■ **Your instructions**
Repeat only the lines below that run from the line with "Convert this chart to matplotlib code." to the line with "import matplotlib.pyplot as plt", ends included; skip every picture.

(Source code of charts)

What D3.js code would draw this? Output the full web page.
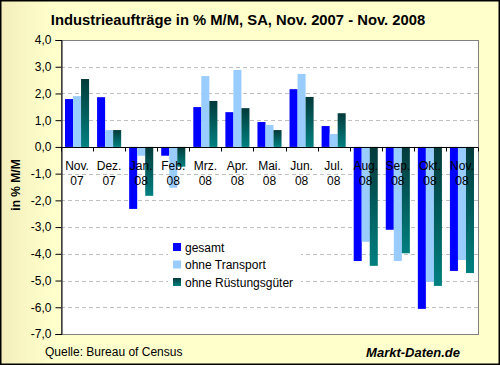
<!DOCTYPE html>
<html lang="de">
<head>
<meta charset="UTF-8">
<title>Industrieaufträge</title>
<script src="https://cdn.jsdelivr.net/npm/d3@7"></script>
<style>
  body { margin: 0; }
  svg { display: block; font-family: "Liberation Sans", Arial, sans-serif; }
</style>
</head>
<body>
<svg width="500" height="365"></svg>
<script>
// data
var months = ["Nov.", "Dez.", "Jan.", "Feb.", "Mrz.", "Apr.", "Mai.", "Jun.", "Jul.", "Aug.", "Sep.", "Okt.", "Nov."];
var years  = ["07", "07", "08", "08", "08", "08", "08", "08", "08", "08", "08", "08", "08"];
var gesamt        = [1.79, 1.86, -2.32, -0.33, 1.49, 1.30, 0.93, 2.16, 0.78, -4.27, -3.10, -6.06, -4.64];
var ohneTransport = [1.90, 0.63, -0.33, -1.53, 2.65, 2.88, 0.82, 2.73, 0.48, -3.55, -4.27, -5.05, -4.23];
var ohneRuestung  = [2.54, 0.63, -1.83, -0.74, 1.72, 1.45, 0.63, 1.87, 1.26, -4.45, -3.98, -5.20, -4.72];
var seriesNames = ["gesamt", "ohne Transport", "ohne Rüstungsgüter"];
var yTicks = [4, 3, 2, 1, 0, -1, -2, -3, -4, -5, -6, -7];

var svg = d3.select("svg");
var defs = svg.append("defs");

var bg = defs.append("linearGradient").attr("id", "bg").attr("x1", 0).attr("x2", 1).attr("y1", 0).attr("y2", 0);
bg.append("stop").attr("offset", "0").attr("stop-color", "#f3eebb");
bg.append("stop").attr("offset", "0.1").attr("stop-color", "#ffffcc");
bg.append("stop").attr("offset", "1").attr("stop-color", "#ffffcc");

var teal = defs.append("linearGradient").attr("id", "teal").attr("x1", 0).attr("x2", 0).attr("y1", 0).attr("y2", 1);
teal.append("stop").attr("offset", "0").attr("stop-color", "#043a3a");
teal.append("stop").attr("offset", "1").attr("stop-color", "#008080");

var colors = ["#0000ff", "#99ccff", "url(#teal)"];

// background
svg.append("rect").attr("x", 0.75).attr("y", 0.75).attr("width", 498.5).attr("height", 363.5)
    .attr("fill", "url(#bg)").attr("stroke", "#000").attr("stroke-width", 1.5);

var pLeft = 61, pRight = 478, pTop = 40, pBottom = 334;

var y = d3.scaleLinear().domain([-7, 4]).range([pBottom, pTop]);
var x = d3.scaleBand().domain(d3.range(months.length)).range([pLeft, pRight]).padding(0);
var xs = d3.scaleBand().domain(d3.range(3)).range([4, x.bandwidth() - 4]).padding(0);

// plot area
svg.append("rect").attr("x", pLeft + 0.5).attr("y", pTop + 0.5).attr("width", pRight - pLeft).attr("height", pBottom - pTop)
    .attr("fill", "#fff").attr("stroke", "#808080").attr("stroke-width", 1);

// grid
svg.append("g").selectAll("line")
    .data(yTicks.filter(function(d) { return d != 0 && d != 4 && d != -7; }))
    .join("line")
    .attr("x1", pLeft).attr("x2", pRight)
    .attr("y1", function(d) { return Math.round(y(d)) + 0.5; })
    .attr("y2", function(d) { return Math.round(y(d)) + 0.5; })
    .attr("stroke", "#c0c0c0").attr("stroke-dasharray", "4,3");

// bars
var allSeries = [gesamt, ohneTransport, ohneRuestung];
var groups = svg.append("g").selectAll("g")
    .data(allSeries)
    .join("g")
    .attr("fill", function(d, i) { return colors[i]; });

groups.selectAll("rect")
    .data(function(d, si) { return d.map(function(v, i) { return {v: v, i: i, s: si}; }); })
    .join("rect")
    .attr("x", function(d) { return x(d.i) + xs(d.s); })
    .attr("width", xs.bandwidth())
    .attr("y", function(d) { return y(Math.max(0, d.v)); })
    .attr("height", function(d) { return Math.abs(y(d.v) - y(0)); });

// legend
var lg = svg.append("g").attr("transform", "translate(168,236)");
lg.append("rect").attr("width", 133).attr("height", 56).attr("fill", "#fff");
var li = lg.selectAll("g.item").data(seriesNames).join("g").attr("class", "item")
    .attr("transform", function(d, i) { return "translate(5," + (11 + i * 17.5) + ")"; });
li.append("rect").attr("x", 0).attr("y", -4).attr("width", 8).attr("height", 8)
    .attr("fill", function(d, i) { return colors[i]; });
li.append("text").attr("x", 12).attr("y", 4.5).attr("font-size", "12px").text(function(d) { return d; });

// y axis
var yAxis = svg.append("g").attr("transform", "translate(" + (pLeft + 0.5) + ",0)")
    .call(d3.axisLeft(y).tickValues(yTicks).tickSize(6).tickPadding(4)
        .tickFormat(function(d) { return d3.format(".1f")(d).replace(".", ",").replace("−", "-"); }));
yAxis.select(".domain").attr("stroke", "#000");
yAxis.selectAll("text").attr("font-size", "12px").attr("font-family", "Liberation Sans, Arial, sans-serif").attr("fill", "#000");

// zero line with category ticks
var zero = Math.round(y(0)) + 0.5;
svg.append("line").attr("x1", pLeft).attr("x2", pRight).attr("y1", zero).attr("y2", zero).attr("stroke", "#000");
svg.append("g").selectAll("line")
    .data(d3.range(months.length + 1))
    .join("line")
    .attr("x1", function(d) { return Math.round(pLeft + d * x.bandwidth()) + 0.5; })
    .attr("x2", function(d) { return Math.round(pLeft + d * x.bandwidth()) + 0.5; })
    .attr("y1", zero).attr("y2", zero + 4)
    .attr("stroke", "#000");

// category labels (two lines)
var cl = svg.append("g").attr("font-size", "12px").attr("text-anchor", "middle");
cl.selectAll("text.m").data(months).join("text").attr("class", "m")
    .attr("x", function(d, i) { return x(i) + x.bandwidth() / 2; })
    .attr("y", 170).text(function(d) { return d; });
cl.selectAll("text.j").data(years).join("text").attr("class", "j")
    .attr("x", function(d, i) { return x(i) + x.bandwidth() / 2; })
    .attr("y", 185).text(function(d) { return d; });

// title
svg.append("text").attr("x", 238).attr("y", 25).attr("text-anchor", "middle")
    .attr("font-size", "14.8px").attr("font-weight", "bold")
    .text("Industrieaufträge in % M/M, SA, Nov. 2007 - Nov. 2008");

// y title
svg.append("text").attr("transform", "translate(20,185) rotate(-90)").attr("text-anchor", "middle")
    .attr("font-size", "12px").attr("font-weight", "bold").text("in % M/M");

// footer
svg.append("text").attr("x", 45).attr("y", 356).attr("font-size", "12px").text("Quelle: Bureau of Census");
svg.append("text").attr("x", 460).attr("y", 357).attr("text-anchor", "end")
    .attr("font-size", "13px").attr("font-weight", "bold").attr("font-style", "italic").text("Markt-Daten.de");
</script>
</body>
</html>
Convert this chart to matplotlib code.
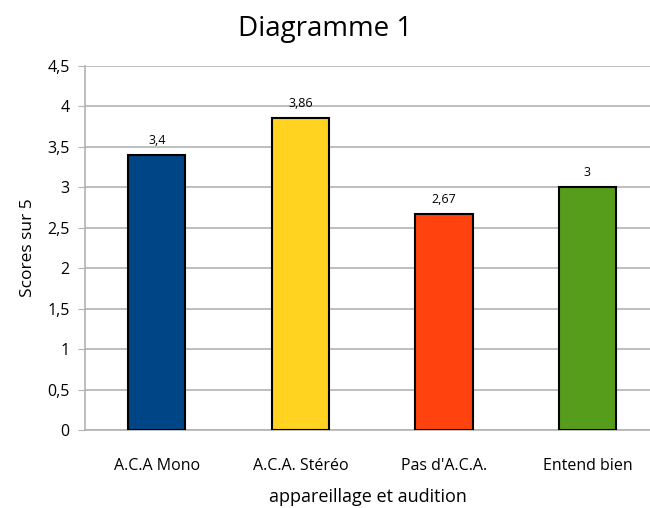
import matplotlib.pyplot as plt

# data
categories = ["A.C.A Mono", "A.C.A. Stéréo", "Pas d'A.C.A.", "Entend bien"]
scores = [3.4, 3.86, 2.67, 3.0]
bar_colors = ["#004586", "#ffd320", "#ff420e", "#579d1c"]
yticks = [0, 0.5, 1, 1.5, 2, 2.5, 3, 3.5, 4, 4.5]

plt.rcParams['font.family'] = ['Open Sans', 'DejaVu Sans']

fig = plt.figure(figsize=(6.5, 5.08), dpi=100)
ax = fig.add_axes([0.1308, 0.1535, 0.8692, 0.7165])

x = range(len(categories))
ax.bar(x, scores, width=0.4, color=bar_colors, edgecolor="black", linewidth=1.5, zorder=3)

# value labels with comma decimals
for i, v in enumerate(scores):
    lbl = ("%g" % v).replace(".", ",")
    ax.text(i, v + 0.1, lbl, ha="center", va="bottom", fontsize=9)

ax.set_xlim(-0.5, 3.436)
ax.set_ylim(0, 4.5)
ax.set_yticks(yticks)
ax.set_yticklabels([("%g" % t).replace(".", ",") for t in yticks], fontsize=11.5)
ax.set_xticks(list(x))
ax.set_xticklabels(categories, fontsize=11.5)
ax.tick_params(axis="x", length=0, pad=20)
ax.tick_params(axis="y", length=5, color="#b3b3b3", pad=6)

ax.grid(axis="y", color="#b3b3b3", linewidth=1.2, zorder=0)
for s in ["top", "right"]:
    ax.spines[s].set_visible(False)
ax.spines["left"].set_color("#b3b3b3")
ax.spines["bottom"].set_color("#b3b3b3")
ax.spines["left"].set_linewidth(1.2)
ax.spines["bottom"].set_linewidth(1.2)

ax.set_ylabel("Scores sur 5", fontsize=12.5, labelpad=8)
ax.set_xlabel("appareillage et audition", fontsize=13, labelpad=10)
fig.suptitle("Diagramme 1", fontsize=20, y=0.97)

fig.savefig("out.png", dpi=100)
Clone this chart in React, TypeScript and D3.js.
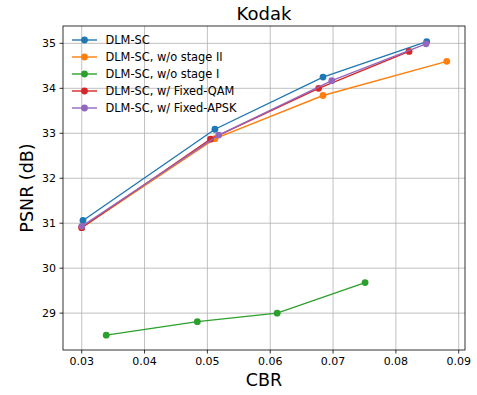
import React from "react";
import * as d3 from "d3";

const seriesNames = [
  "DLM-SC",
  "DLM-SC, w/o stage II",
  "DLM-SC, w/o stage I",
  "DLM-SC, w/ Fixed-QAM",
  "DLM-SC, w/ Fixed-APSK",
];
const colors = ["#1f77b4", "#ff7f0e", "#2ca02c", "#d62728", "#9467bd"];

const cbrFull = [0.0302, 0.0512, 0.0684, 0.0849];
const psnrFull = [31.06, 33.09, 34.25, 35.04];
const cbrNoStage2 = [0.03, 0.0512, 0.0684, 0.0881];
const psnrNoStage2 = [30.9, 32.88, 33.84, 34.6];
const cbrNoStage1 = [0.0339, 0.0484, 0.0611, 0.0751];
const psnrNoStage1 = [28.51, 28.81, 29.0, 29.68];
const cbrQam = [0.03, 0.0505, 0.0677, 0.0821];
const psnrQam = [30.9, 32.87, 34.0, 34.82];
const cbrApsk = [0.03, 0.0518, 0.0698, 0.0848];
const psnrApsk = [30.93, 32.96, 34.17, 34.99];

const xTicks = [0.03, 0.04, 0.05, 0.06, 0.07, 0.08, 0.09];
const yTicks = [29, 30, 31, 32, 33, 34, 35];

const allX = [cbrFull, cbrNoStage2, cbrNoStage1, cbrQam, cbrApsk];
const allY = [psnrFull, psnrNoStage2, psnrNoStage1, psnrQam, psnrApsk];

const W = 477;
const H = 395;
const left = 63;
const right = 465;
const top = 26;
const bottom = 350;
const font = "DejaVu Sans, sans-serif";

export default function App() {
  const x = d3.scaleLinear().domain([0.02702, 0.091]).range([left, right]);
  const y = d3.scaleLinear().domain([28.18, 35.386]).range([bottom, top]);
  const line = d3.line<[number, number]>().x((d) => x(d[0])).y((d) => y(d[1]));

  return (
    <svg
      width={W}
      height={H}
      style={{ position: "absolute", left: 0, top: 0, background: "#fff" }}
      fontFamily={font}
    >
      {xTicks.map((t) => (
        <g key={"x" + t}>
          <line x1={x(t)} x2={x(t)} y1={top} y2={bottom} stroke="#b0b0b0" strokeWidth={0.8} />
          <line x1={x(t)} x2={x(t)} y1={bottom} y2={bottom + 3.5} stroke="#000" strokeWidth={0.8} />
          <text x={x(t)} y={365} textAnchor="middle" fontSize={11}>
            {t.toFixed(2)}
          </text>
        </g>
      ))}
      {yTicks.map((t) => (
        <g key={"y" + t}>
          <line x1={left} x2={right} y1={y(t)} y2={y(t)} stroke="#b0b0b0" strokeWidth={0.8} />
          <line x1={left - 3.5} x2={left} y1={y(t)} y2={y(t)} stroke="#000" strokeWidth={0.8} />
          <text x={left - 7} y={y(t)} dy="0.36em" textAnchor="end" fontSize={11}>
            {t}
          </text>
        </g>
      ))}
      {allX.map((xs, i) => {
        const pts = xs.map((v, j) => [v, allY[i][j]] as [number, number]);
        return (
          <g key={seriesNames[i]}>
            <path d={line(pts) || ""} fill="none" stroke={colors[i]} strokeWidth={1.4} />
            {pts.map((p, j) => (
              <circle key={j} cx={x(p[0])} cy={y(p[1])} r={3.4} fill={colors[i]} />
            ))}
          </g>
        );
      })}
      <rect x={left} y={top} width={right - left} height={bottom - top} fill="none" stroke="#000" strokeWidth={0.8} />
      <text x={(left + right) / 2} y={19.5} textAnchor="middle" fontSize={18}>
        Kodak
      </text>
      <text x={(left + right) / 2} y={386} textAnchor="middle" fontSize={17.5}>
        CBR
      </text>
      <text
        transform={`translate(33,${(top + bottom) / 2}) rotate(-90)`}
        textAnchor="middle"
        fontSize={17.5}
      >
        PSNR (dB)
      </text>
      {seriesNames.map((n, i) => {
        const ly = 40 + i * 17;
        return (
          <g key={"l" + n}>
            <line x1={72} x2={97} y1={ly} y2={ly} stroke={colors[i]} strokeWidth={1.4} />
            <circle cx={84.5} cy={ly} r={3.4} fill={colors[i]} />
            <text x={105.5} y={ly} dy="0.36em" fontSize={11.4}>
              {n}
            </text>
          </g>
        );
      })}
    </svg>
  );
}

■ **Exercise result**
Convert this chart to matplotlib code.
import matplotlib.pyplot as plt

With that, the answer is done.